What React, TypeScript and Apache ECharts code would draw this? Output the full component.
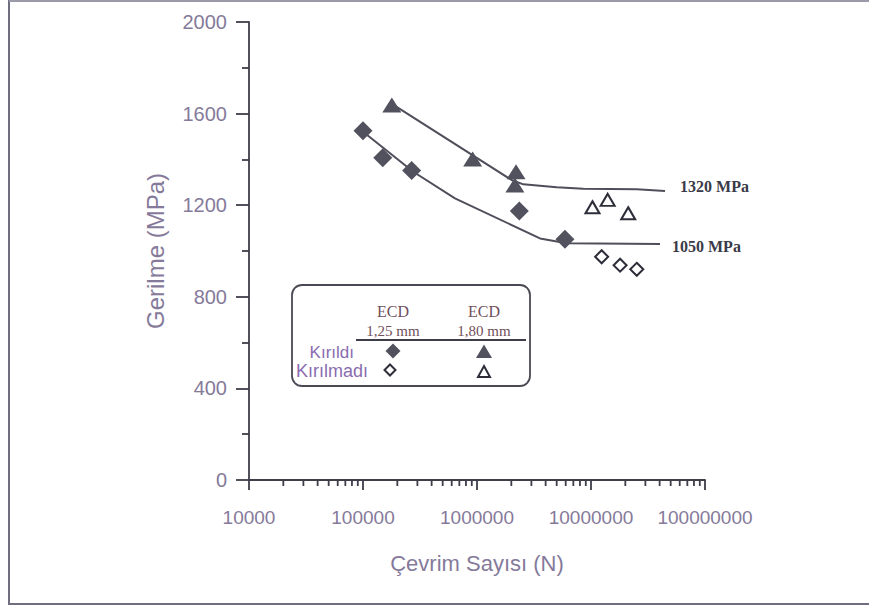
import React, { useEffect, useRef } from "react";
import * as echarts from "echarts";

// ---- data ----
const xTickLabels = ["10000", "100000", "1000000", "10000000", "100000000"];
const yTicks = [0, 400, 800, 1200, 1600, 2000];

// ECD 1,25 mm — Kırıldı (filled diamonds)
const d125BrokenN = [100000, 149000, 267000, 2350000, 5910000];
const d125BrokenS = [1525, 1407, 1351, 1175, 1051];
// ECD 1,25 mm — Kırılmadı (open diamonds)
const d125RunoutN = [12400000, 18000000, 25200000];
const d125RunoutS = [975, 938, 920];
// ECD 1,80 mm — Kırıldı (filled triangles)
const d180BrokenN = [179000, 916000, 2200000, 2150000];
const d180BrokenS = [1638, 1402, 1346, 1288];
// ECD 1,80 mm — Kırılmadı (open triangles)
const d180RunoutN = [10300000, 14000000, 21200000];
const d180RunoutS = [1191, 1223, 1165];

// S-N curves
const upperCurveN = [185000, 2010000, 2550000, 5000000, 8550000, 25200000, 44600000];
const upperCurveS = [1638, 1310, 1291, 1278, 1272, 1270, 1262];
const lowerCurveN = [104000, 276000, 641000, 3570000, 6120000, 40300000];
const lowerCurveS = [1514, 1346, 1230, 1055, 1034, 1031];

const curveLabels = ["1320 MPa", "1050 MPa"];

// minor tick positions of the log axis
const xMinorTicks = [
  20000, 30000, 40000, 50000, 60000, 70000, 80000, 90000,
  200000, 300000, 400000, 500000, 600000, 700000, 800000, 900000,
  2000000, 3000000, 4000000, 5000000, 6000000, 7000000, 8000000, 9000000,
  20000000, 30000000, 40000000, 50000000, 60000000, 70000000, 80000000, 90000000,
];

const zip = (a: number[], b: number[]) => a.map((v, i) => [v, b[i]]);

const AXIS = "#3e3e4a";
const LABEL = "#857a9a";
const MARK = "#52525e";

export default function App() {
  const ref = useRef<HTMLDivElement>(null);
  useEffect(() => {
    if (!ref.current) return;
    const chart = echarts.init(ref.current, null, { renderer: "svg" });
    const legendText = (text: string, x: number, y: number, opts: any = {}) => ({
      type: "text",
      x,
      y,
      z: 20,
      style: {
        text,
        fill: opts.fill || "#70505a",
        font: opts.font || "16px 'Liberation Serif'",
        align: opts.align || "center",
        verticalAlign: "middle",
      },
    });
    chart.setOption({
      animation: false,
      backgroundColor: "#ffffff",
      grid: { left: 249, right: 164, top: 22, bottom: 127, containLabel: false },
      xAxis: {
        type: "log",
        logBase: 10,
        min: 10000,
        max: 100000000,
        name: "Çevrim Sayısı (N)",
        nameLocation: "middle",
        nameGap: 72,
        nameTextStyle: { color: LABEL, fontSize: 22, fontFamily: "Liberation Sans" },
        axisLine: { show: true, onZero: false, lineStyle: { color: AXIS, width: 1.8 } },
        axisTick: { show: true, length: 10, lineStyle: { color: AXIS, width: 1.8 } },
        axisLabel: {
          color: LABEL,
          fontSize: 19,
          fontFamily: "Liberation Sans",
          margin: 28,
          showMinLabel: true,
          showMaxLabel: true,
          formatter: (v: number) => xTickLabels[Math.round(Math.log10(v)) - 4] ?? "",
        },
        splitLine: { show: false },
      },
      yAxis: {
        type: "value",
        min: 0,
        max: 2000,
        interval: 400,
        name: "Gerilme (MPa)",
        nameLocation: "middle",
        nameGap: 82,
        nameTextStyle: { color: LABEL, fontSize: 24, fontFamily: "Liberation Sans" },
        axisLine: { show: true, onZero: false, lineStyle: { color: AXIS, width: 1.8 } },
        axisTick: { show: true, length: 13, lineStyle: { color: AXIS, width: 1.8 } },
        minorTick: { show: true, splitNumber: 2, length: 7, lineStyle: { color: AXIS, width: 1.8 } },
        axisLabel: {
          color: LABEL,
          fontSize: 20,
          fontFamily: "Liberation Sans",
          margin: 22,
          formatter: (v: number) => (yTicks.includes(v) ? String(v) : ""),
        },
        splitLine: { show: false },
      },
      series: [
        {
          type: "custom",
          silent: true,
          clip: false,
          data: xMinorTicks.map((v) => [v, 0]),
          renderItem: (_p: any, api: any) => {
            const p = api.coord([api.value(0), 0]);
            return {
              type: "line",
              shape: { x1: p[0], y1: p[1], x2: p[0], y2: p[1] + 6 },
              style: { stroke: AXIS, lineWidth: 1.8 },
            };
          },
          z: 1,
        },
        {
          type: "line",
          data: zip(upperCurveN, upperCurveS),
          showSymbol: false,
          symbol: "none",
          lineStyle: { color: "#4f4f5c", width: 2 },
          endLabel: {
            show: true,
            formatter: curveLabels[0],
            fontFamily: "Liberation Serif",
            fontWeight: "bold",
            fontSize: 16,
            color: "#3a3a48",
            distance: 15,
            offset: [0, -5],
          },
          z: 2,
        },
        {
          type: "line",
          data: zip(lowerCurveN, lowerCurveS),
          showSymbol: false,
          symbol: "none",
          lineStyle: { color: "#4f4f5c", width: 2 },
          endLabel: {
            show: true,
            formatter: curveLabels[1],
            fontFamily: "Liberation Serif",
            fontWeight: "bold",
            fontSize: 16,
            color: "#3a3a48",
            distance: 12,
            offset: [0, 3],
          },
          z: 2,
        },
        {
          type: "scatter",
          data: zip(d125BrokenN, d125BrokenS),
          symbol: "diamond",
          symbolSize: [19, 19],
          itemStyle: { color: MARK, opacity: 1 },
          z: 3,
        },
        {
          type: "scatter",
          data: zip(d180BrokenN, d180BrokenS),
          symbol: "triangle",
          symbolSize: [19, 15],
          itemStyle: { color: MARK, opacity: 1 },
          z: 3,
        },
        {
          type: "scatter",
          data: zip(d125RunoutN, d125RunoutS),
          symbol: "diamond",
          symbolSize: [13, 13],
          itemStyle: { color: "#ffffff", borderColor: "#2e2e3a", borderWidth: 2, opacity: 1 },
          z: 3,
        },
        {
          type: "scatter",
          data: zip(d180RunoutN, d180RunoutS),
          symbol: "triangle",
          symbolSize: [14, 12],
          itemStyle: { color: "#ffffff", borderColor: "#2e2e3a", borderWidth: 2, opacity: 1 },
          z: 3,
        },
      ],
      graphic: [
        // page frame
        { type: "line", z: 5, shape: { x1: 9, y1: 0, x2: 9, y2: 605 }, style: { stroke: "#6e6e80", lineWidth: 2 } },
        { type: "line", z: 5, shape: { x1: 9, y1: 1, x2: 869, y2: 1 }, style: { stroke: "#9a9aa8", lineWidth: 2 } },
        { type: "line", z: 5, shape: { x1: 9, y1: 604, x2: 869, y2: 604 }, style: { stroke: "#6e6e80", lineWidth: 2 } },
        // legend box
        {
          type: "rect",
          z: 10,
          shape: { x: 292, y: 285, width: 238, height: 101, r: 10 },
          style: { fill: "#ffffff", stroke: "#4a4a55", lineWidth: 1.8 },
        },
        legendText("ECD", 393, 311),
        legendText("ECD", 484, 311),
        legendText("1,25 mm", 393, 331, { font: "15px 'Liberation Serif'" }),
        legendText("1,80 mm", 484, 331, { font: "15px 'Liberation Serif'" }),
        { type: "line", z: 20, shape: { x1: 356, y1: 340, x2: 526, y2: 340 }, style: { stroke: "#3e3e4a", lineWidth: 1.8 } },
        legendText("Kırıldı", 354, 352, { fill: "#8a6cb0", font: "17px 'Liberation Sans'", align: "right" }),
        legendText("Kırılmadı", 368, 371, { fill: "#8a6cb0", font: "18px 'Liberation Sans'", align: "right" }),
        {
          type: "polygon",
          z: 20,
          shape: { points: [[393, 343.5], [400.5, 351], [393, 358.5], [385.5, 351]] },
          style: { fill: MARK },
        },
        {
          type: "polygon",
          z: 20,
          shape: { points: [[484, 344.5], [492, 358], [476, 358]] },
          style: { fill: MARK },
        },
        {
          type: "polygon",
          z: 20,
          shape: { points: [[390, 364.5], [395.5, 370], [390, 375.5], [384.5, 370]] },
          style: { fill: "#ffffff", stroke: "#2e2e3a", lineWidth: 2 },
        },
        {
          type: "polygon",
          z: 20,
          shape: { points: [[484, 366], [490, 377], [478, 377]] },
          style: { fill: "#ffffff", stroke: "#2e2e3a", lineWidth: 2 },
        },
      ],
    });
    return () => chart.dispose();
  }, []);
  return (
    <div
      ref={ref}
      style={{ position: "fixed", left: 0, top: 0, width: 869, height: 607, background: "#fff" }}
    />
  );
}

Given task: Return exactly what appears from the opening line of the material through the line with "const yTicks = [0, 400, 800, 1200, 1600, 2000];", apart from the pictures.

Result of the exercise:
What React, TypeScript and Apache ECharts code would draw this? Output the full component.
import React, { useEffect, useRef } from "react";
import * as echarts from "echarts";

// ---- data ----
const xTickLabels = ["10000", "100000", "1000000", "10000000", "100000000"];
const yTicks = [0, 400, 800, 1200, 1600, 2000];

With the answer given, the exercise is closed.